Oficialmente conhecida como Família das Federações para a Paz e Unificação Mundial (FFWPU), a igreja foi fundada em 1954, tendo a versão japonesa começado em 1959 e ganho impulso com o boom económico da década de 1980, "uma época em que as pessoas não sabiam como viver as suas vidas", diz Kimiaki Nishida, professor de Psicologia Social da Universidade Rissho, em Tóquio.

A referida Igreja oferece "vendas espirituais" de bens com preços exorbitantes, como uma estatueta de 42 milhões de ienes (350 mil euros), dizendo aos crentes japoneses que a sua compra absolvê-los-ia, a eles e aos seus ancestrais. Mas os enormes pagamentos dos membros geraram uma reação negativa.

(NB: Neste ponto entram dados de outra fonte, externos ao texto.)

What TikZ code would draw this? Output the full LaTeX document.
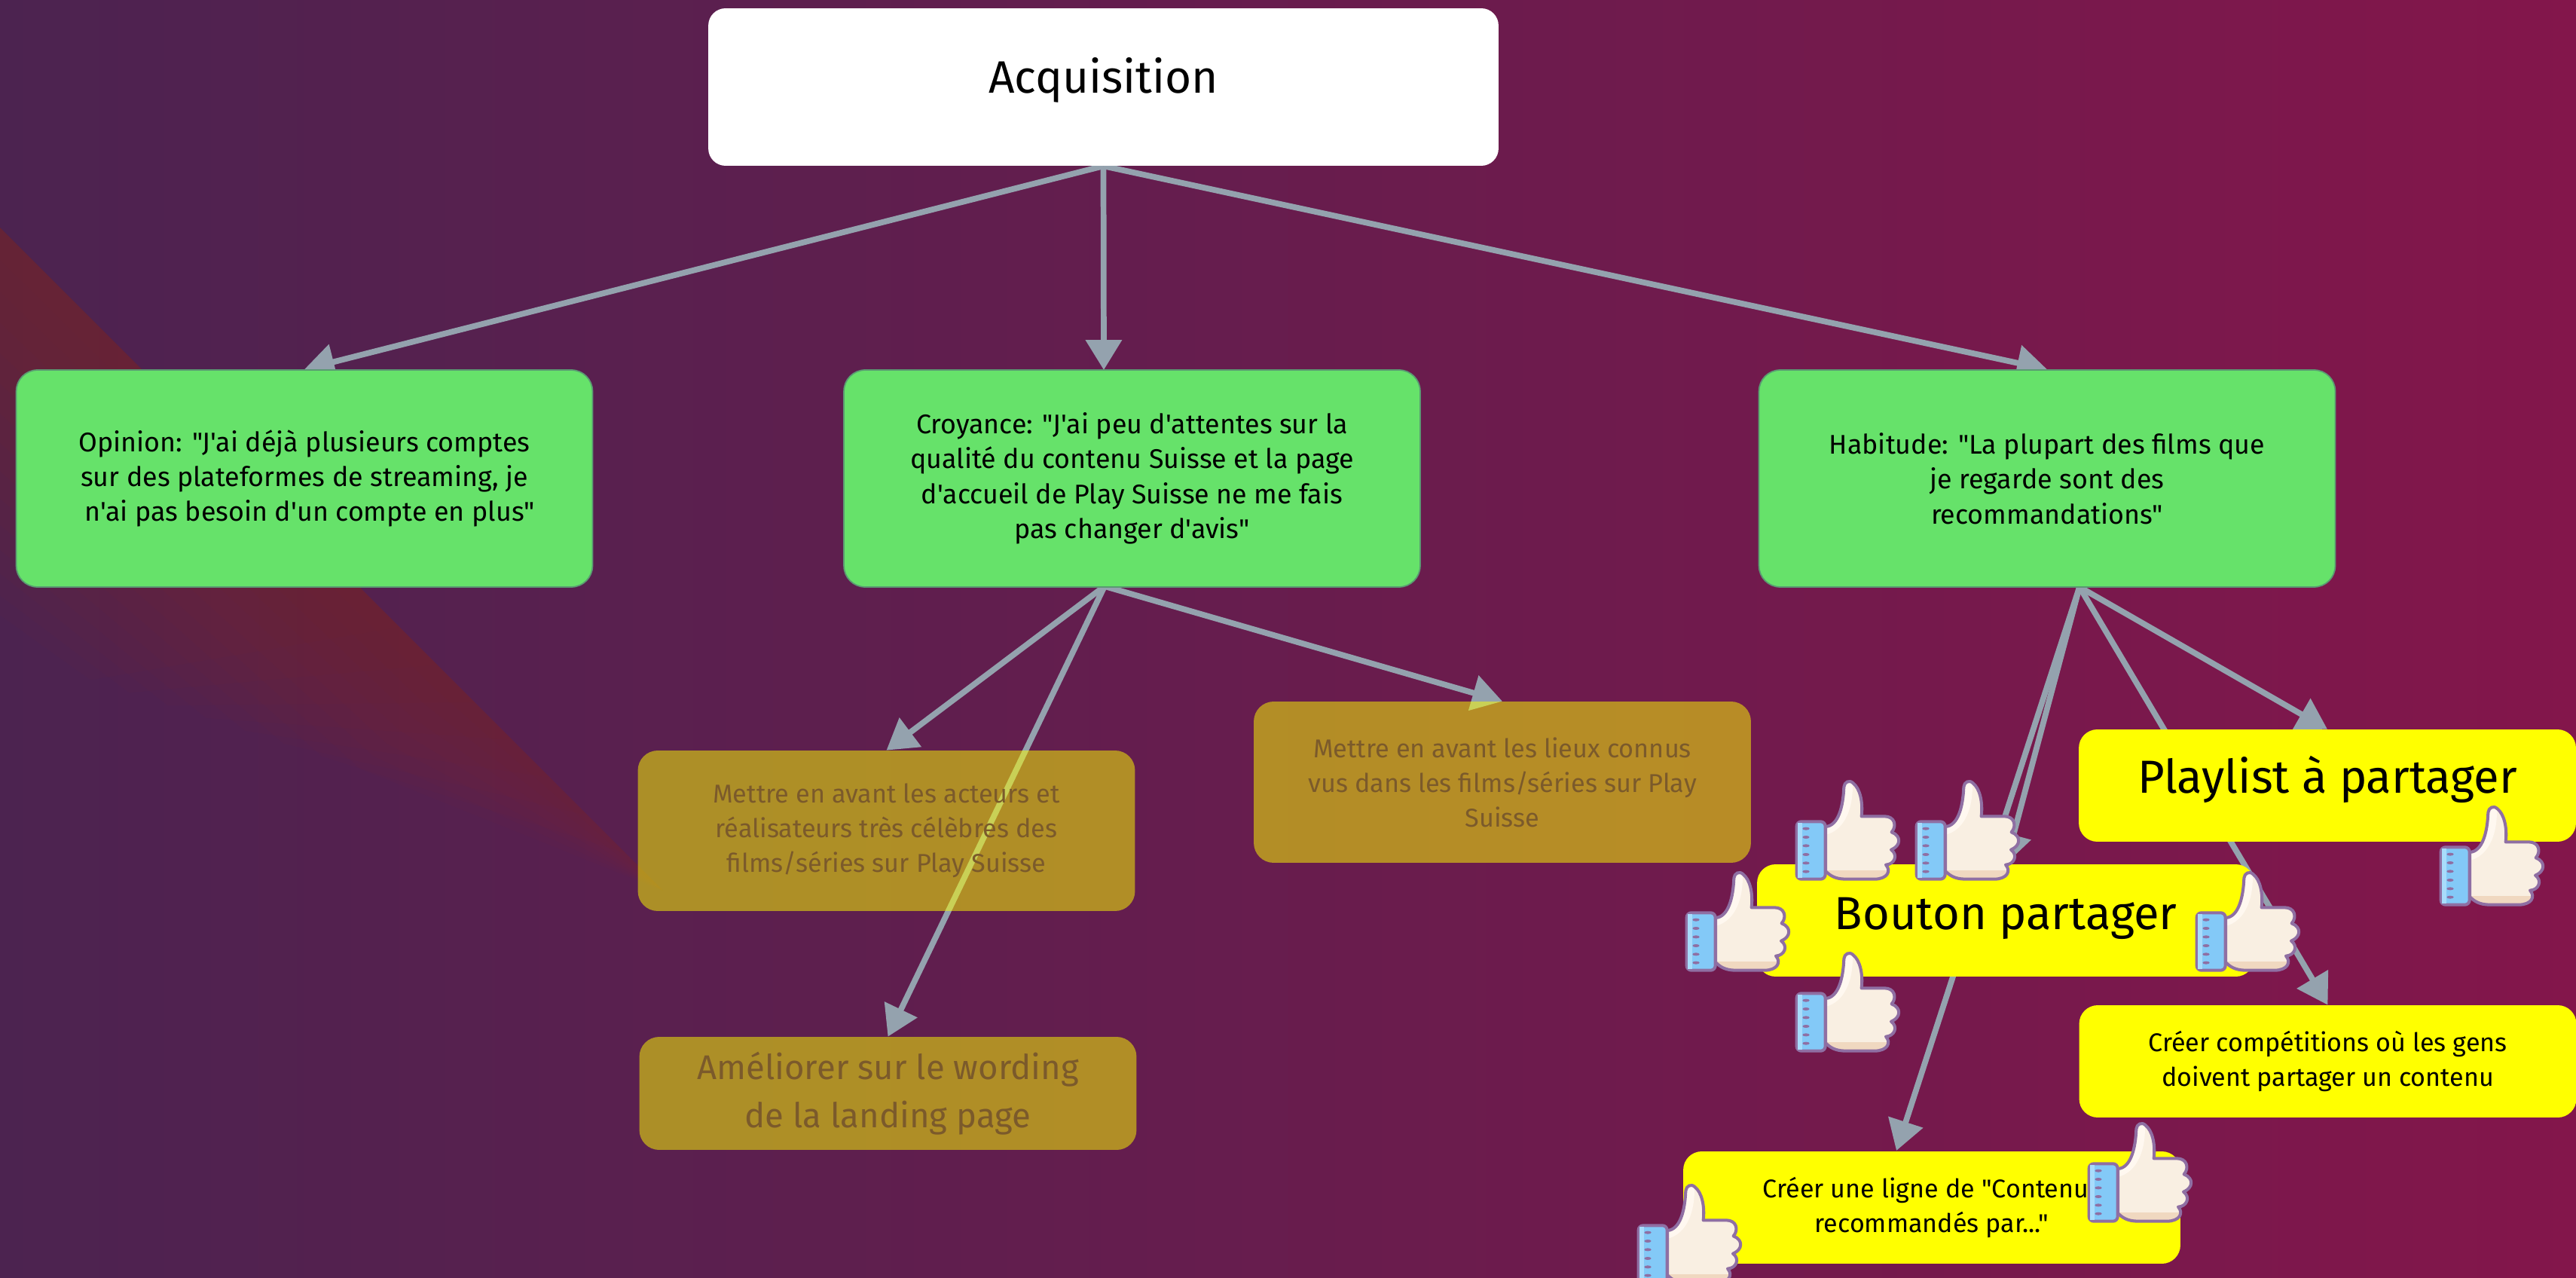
\documentclass[tikz,border=0pt]{standalone}
\usepackage{fontspec}
\newfontfamily\uifont{Fira Sans}
\usetikzlibrary{arrows.meta,backgrounds}
\pgfdeclarelayer{bglayer}
\pgfdeclarelayer{arrowlayer}
\pgfsetlayers{bglayer,arrowlayer,main}
\definecolor{linegray}{HTML}{94A2AE}
\definecolor{greenbox}{HTML}{66E26A}
\definecolor{greenedge}{HTML}{5A9A72}
\definecolor{goldtext}{HTML}{7B5A2B}
\definecolor{thumbline}{HTML}{8F6FA3}
\definecolor{pureyellow}{RGB}{255,255,0}
\definecolor{thumbskin}{RGB}{249,239,226}
\definecolor{thumblight}{RGB}{255,248,240}
\definecolor{thumbshade}{RGB}{240,216,192}
\definecolor{cuff}{RGB}{131,201,247}
\definecolor{cufflight}{RGB}{168,220,251}
\definecolor{bgleft}{RGB}{76,35,80}
\definecolor{bgmid}{RGB}{102,30,76}
\definecolor{bgright}{RGB}{131,22,75}
\definecolor{stripe}{RGB}{170,50,20}
\newcommand{\fs}[2]{\uifont\fontsize{#1}{#2}\selectfont}
\tikzset{
  conn/.style={draw=linegray,line width=4.4pt,-{Triangle[length=22.7pt,width=26.6pt]}},
  basebox/.style={inner sep=0pt,align=center,text=black},
  titlebox/.style={basebox,fill=white,rounded corners=13pt,minimum width=20.98cm,minimum height=4.18cm},
  greennode/.style={basebox,fill=greenbox,draw=greenedge,line width=1pt,rounded corners=16pt,minimum width=15.3cm,minimum height=5.76cm,font=\fs{20.4}{26.4}},
  goldnode/.style={basebox,fill=pureyellow,fill opacity=0.5,text opacity=1,text=goldtext,rounded corners=15pt,minimum width=13.2cm,font=\fs{19.5}{26.2}},
  yellownode/.style={basebox,fill=pureyellow,rounded corners=14pt,minimum width=13.2cm,minimum height=2.98cm,font=\fs{19.4}{26.4}},
  thumb/.pic={
    \begin{scope}[x=0.006667cm,y=-0.006667cm,shift={(-95,-45)}]
      \def\handpath{(215,228) .. controls (265,225) and (285,150) .. (288,70) .. controls (290,50) and (310,40) .. (325,55) .. controls (350,75) and (365,125) .. (358,187) -- (450,187) .. controls (490,187) and (500,225) .. (478,250) .. controls (518,265) and (515,305) .. (476,320) .. controls (505,340) and (490,378) .. (455,380) .. controls (478,405) and (460,437) .. (410,437) -- (295,437) .. controls (250,437) and (230,420) .. (215,405) -- cycle}
      \begin{scope}
        \clip \handpath;
        \fill[thumbskin] (200,30) rectangle (520,440);
        \fill[thumblight] (200,263) .. controls (280,255) and (330,170) .. (322,40) -- (270,30) -- (200,150) -- cycle;
        \fill[thumbshade] (200,402) rectangle (520,440);
      \end{scope}
      \draw[thumbline,line width=2.3pt,line join=round] \handpath;
      \draw[thumbline,line width=2.3pt,fill=cuff,rounded corners=3.5pt] (100,208) rectangle (214,437);
      \fill[cufflight] (104,214) rectangle (122,431);
      \foreach \dy in {236,270,304,339,373,407}{\fill[thumbline] (137,\dy) ellipse (14 and 6);}
    \end{scope}
  }
}
\begin{document}
\begin{tikzpicture}[x=0.02cm,y=-0.02cm]
\useasboundingbox (0,0) rectangle (3419,1696);
\begin{pgfonlayer}{bglayer}
  \shade[left color=bgleft,middle color=bgmid,right color=bgright] (0,0) rectangle (3419,1696);
  \foreach \i in {1,...,14}{
    \pgfmathsetmacro{\w}{300*\i/14}
    \pgfmathsetmacro{\a}{880-50*max(0,\i-7)}
    \fill[stripe,opacity=0.028] (0,302) -- (\a,\a+302) -- (0.68*\a-0.8*\w,0.68*\a+302+0.8*\w) -- (-\w,302+\w) -- cycle;
  }
\end{pgfonlayer}

\node[titlebox,font=\fs{34.3}{44},text height=24pt,text depth=14.7pt] (acq) at (1464.5,115.5) {Acquisition};
\node[greennode] (op) at (404,635) {Opinion: "J'ai déjà plusieurs comptes\\sur des plateformes de streaming, je\\\hspace*{8pt}n'ai pas besoin d'un compte en plus"};
\node[greennode] (cr) at (1502.5,635) {Croyance: "J'ai peu d'attentes sur la\\qualité du contenu Suisse et la page\\d'accueil de Play Suisse ne me fais\\pas changer d'avis"};
\node[greennode] (ha) at (2717,635) {Habitude: "La plupart des films que\\je regarde sont des\\recommandations"};
\node[goldnode,minimum height=4.26cm] (g1) at (1176.5,1102.5) {Mettre en avant les acteurs et\\réalisateurs très célèbres des\\films/séries sur Play Suisse};
\node[goldnode,minimum height=4.28cm] (g2) at (1994,1038) {Mettre en avant les lieux connus\\vus dans les films/séries sur Play\\Suisse};
\node[goldnode,minimum height=3cm,font=\fs{25.9}{36}] (g3) at (1178.5,1451) {Améliorer sur le wording\\de la landing page};
\node[yellownode,font=\fs{35}{44},text height=26pt,text depth=15pt] (pl) at (3089,1042.5) {Playlist à partager};
\node[yellownode,font=\fs{35}{44},text height=26pt,text depth=12.5pt] (bo) at (2662,1221.5) {Bouton partager};
\node[yellownode] (co) at (3089.5,1408.5) {Créer compétitions où les gens\\doivent partager un contenu};
\node[yellownode] (ct) at (2564,1602.5) {Créer une ligne de "Contenus\\recommandés par..."};

\coordinate (crs) at (1466,778);
\coordinate (has) at (2760,779);
\coordinate (ctin) at (2517,1527);
\coordinate (crin) at (1465,491);

\begin{pgfonlayer}{arrowlayer}
  \draw[conn] (acq.south) -- (op.north);
  \draw[conn] (acq.south) -- (crin);
  \draw[conn] (acq.south) -- (ha.north);
  \draw[conn] (crs) -- (g1.north);
  \draw[conn] (crs) -- (g2.north);
  \draw[conn] (crs) -- (g3.north);
  \draw[conn] (has) -- (bo.north);
  \draw[conn] (has) -- (ctin);
  \draw[conn] (has) -- (pl.north);
  \draw[conn] (has) -- (co.north);
\end{pgfonlayer}

\pic at (2383,1036) {thumb};
\pic at (2542,1036) {thumb};
\pic at (2237,1157) {thumb};
\pic at (2914,1157) {thumb};
\pic at (2383,1264) {thumb};
\pic at (3238,1070) {thumb};
\pic at (2771,1490) {thumb};
\pic at (2173,1572) {thumb};
\end{tikzpicture}
\end{document}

A Rede Nacional de Advogados contra as Vendas Espirituais do Japão diz que entrou com processos para recuperar 123,7 mil milhões de ienes (900 milhões de euros) em danos de ex-seguidores desde 1987.

Uma série de prisões desde os anos 2000 e decisões contra a Igreja impuseram limites às vendas espirituais, mas o advogado Yamaguchi diz que os crentes continuam a ser pressionados a cumprir as metas mensais de doação.

O advogado afirma que a Igreja da Unificação diz aos seus membros que "é uma meta decidida por Deus". Mas a Igreja nega pressões. "O nosso critério é que todas as doações para o céu devem ser dadas livremente", disse Demian Dunkley, assessor de imprensa da FFWPU, à AFP.

"A FFWPU às vezes pede doações, mas os seus membros é que decidem quando, e quanto, doar", acrescentou.